Our project knew from the beginning that the browser’s memory and computation limits would not be enough for our ideal, local-first architecture. Likewise, our client is written in Rust and uses substrate-subxt to communicate with the substrate node.

David has made significant contributions upstream to this project, motivated by our application’s requirements. To list a few of his more notable PRs,

  • proc macros to derive subxt clients
  • support for light clients and unit testing
  • fixed bugs related to zero sized types and optional store items
  • support for plain/double-map items

We’re excited to see at least two other Parity projects using substrate-subxt, taking advantage of the features listed above:

Our motivation for using substrate-subxt is a native Rust client. Writing our client in Rust fosters greater flexibility in terms of the application’s

  1. storage
  2. computation

For (1), we refuse to store user private keys in the application state or on Amazon AWS servers. Instead, our keystore stores the user’s keys in the device’s local storage. This allows us to easily rotate keys and support device-based revocability.

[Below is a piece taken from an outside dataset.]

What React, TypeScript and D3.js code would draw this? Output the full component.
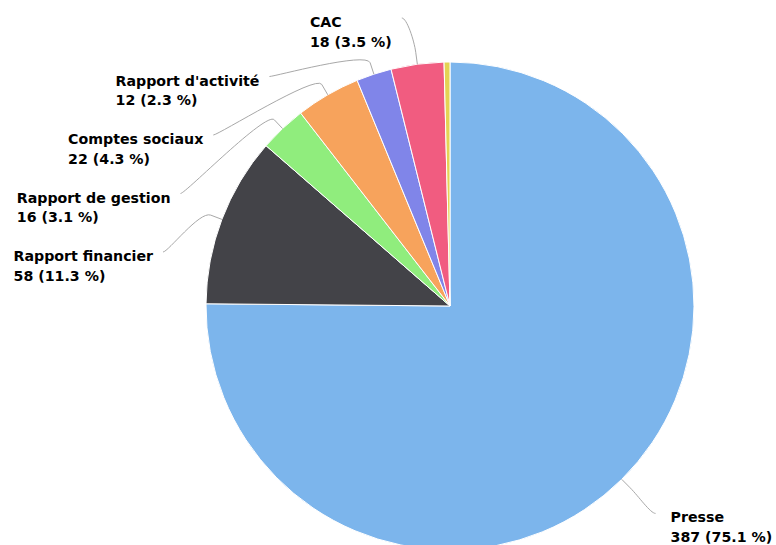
import { arc, pie, select, PieArcDatum } from "d3";
import { useEffect, useRef } from "react";

const names = [
  "Presse",
  "Rapport financier",
  "Rapport de gestion",
  "Comptes sociaux",
  "Rapport d'activité",
  "CAC",
  "Autres"
];
const values = [387, 58, 16, 22, 12, 18, 2];
const colors = ["#7cb5ec", "#434348", "#90ed7d", "#f7a35c", "#8085e9", "#f15c80", "#e4d354"];

const W = 776;
const H = 545;
const cx = 450;
const cy = 306;
const r = 244;
const labelR = 292;

type Slice = { name: string; value: number; color: string };

const App = () => {
  const svgRef = useRef<SVGSVGElement>(null);

  useEffect(() => {
    const svg = select(svgRef.current);
    svg.selectAll("*").remove();

    const data: Slice[] = names.map((n, i) => ({ name: n, value: values[i], color: colors[i] }));
    const total = values.reduce((a, b) => a + b, 0);

    const arcs = pie<Slice>()
      .sort(null)
      .value(d => d.value)
      .startAngle(0)
      .endAngle(2 * Math.PI)(data);

    const arcGen = arc<PieArcDatum<Slice>>().innerRadius(0).outerRadius(r);

    const g = svg.append("g");
    g.selectAll("path.slice")
      .data(arcs)
      .join("path")
      .attr("class", "slice")
      .attr("transform", `translate(${cx},${cy})`)
      .attr("d", arcGen)
      .attr("fill", d => d.data.color)
      .attr("stroke", "#fff")
      .attr("stroke-width", 1)
      .attr("stroke-linejoin", "round");

    const pt = (a: number, rad: number) => [cx + rad * Math.sin(a), cy - rad * Math.cos(a)];

    // label positions (small slices get no label)
    const shown = arcs
      .filter(a => a.data.value / total >= 0.01)
      .map(a => {
        const mid = (a.startAngle + a.endAngle) / 2;
        const [nx, ny] = pt(mid, labelR);
        return { a, mid, left: mid >= Math.PI, x: nx, y: ny };
      });

    const left = shown.filter(l => l.left).sort((p, q) => p.y - q.y);
    let prev = -Infinity;
    left.forEach(l => {
      l.y = Math.max(l.y, prev + 58.5, 18);
      prev = l.y;
      l.x = cx - Math.sqrt(Math.max(0, labelR * labelR - (l.y - cy) * (l.y - cy)));
    });

    shown.forEach(l => {
      const [tx, ty] = pt(l.mid, r);
      const [bx, by] = pt(l.mid, r + 12);
      const dx = l.left ? 5 : -5;
      g.append("path")
        .attr(
          "d",
          `M${l.x},${l.y}C${l.x + dx},${l.y} ${2 * bx - tx},${2 * by - ty} ${bx},${by}L${tx},${ty}`
        )
        .attr("fill", "none")
        .attr("stroke", "#a8a8a8")
        .attr("stroke-width", 1);

      const pct = ((l.a.data.value / total) * 100).toFixed(1);
      const t = g
        .append("text")
        .attr("font-family", "DejaVu Sans, sans-serif")
        .attr("font-size", 14.2)
        .attr("font-weight", "bold")
        .attr("fill", "#000");
      t.append("tspan").attr("x", 0).text(l.a.data.name);
      t.append("tspan").attr("x", 0).text(`${l.a.data.value} (${pct} %)`);
      const w = (t.node() as SVGTextElement).getBBox().width;
      const x0 = l.left ? l.x - 10 - w : l.x + 15;
      t.selectAll("tspan")
        .attr("x", x0)
        .attr("y", (_d, i) => l.y + 9 + i * 19.5);
    });
  }, []);

  return (
    <svg
      ref={svgRef}
      width={W}
      height={H}
      style={{ position: "absolute", left: 0, top: 0, background: "#fff" }}
    />
  );
};

export default App;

(2) is more long-term thinking. The constraints of privacy-oriented cryptography encourage client-side computation because outsourcing computation to servers is often insecure and, at the very least, introduces an access bottleneck. Modern solutions like Private Information Retrieval are computationally expensive (see SealPIR).

Rust-Dart FFI Tools

Instead of calling polkadot-js from a flutter application like Polkawallet, our Flutter interface communicates directly between Rust and Dart. Although this decision required significant upfront investment, it was worth it. The payoff is efficient native applications.

While building our Rust-Dart FFI infrastructure, Shady has done an excellent job separating out components and open sourcing them so that they are useful to the broader Rust and Flutter ecosystems.

  • flutterust is a generic template for using Rust libs from Flutter
  • dart-bindgen is a tool for generating Dart FFI bindings to C Header Files
  • allo-isolate runs multithreaded Rust along with Dart VM (in isolates)
  • frusty-logger is a bridge between the Rust log crate and Flutter debugPrint function

Shady also wrote two blog posts on his work, the first of which went viral!

  1. Dart Meets Rust: a match made in heaven
  2. Dart and Rust: the async story

Ipfs-Embed

Mobile application constraints motivate a single backing database instead of two databases. Likewise, our application shares its backing sled db between the light client and an embedded ipfs node.

Ipfs-Embed was written by David. To supplement this project, he’s written lots of generally useful code under the IPFS-Rust organization. To list a few repos,

  • netsim-embed is a rewrite of netsim that intends to be runtime agnostic and currently works with the smol runtime; it will be useful for network simulation in general and nat traversal in particular
  • rust-ipld is a library for content addressable data storage formats
  • ipld-block-builder provides an easy-to-use API for storing data in ipld blocks
  • tiny-multihash is a stack-based multihash implementation (so no allocations); it also supports no-std and provides a proc macro for custom codes

Looking Ahead

Open source funding is still a very hard problem. Our team will be forever grateful to the Web3 foundation for giving these projects life by affording us the opportunity to build them. I look forward to continue giving back to the Web3/Polkadot ecosystems through open source contributions as well as our commercial product (substrate bounty platform).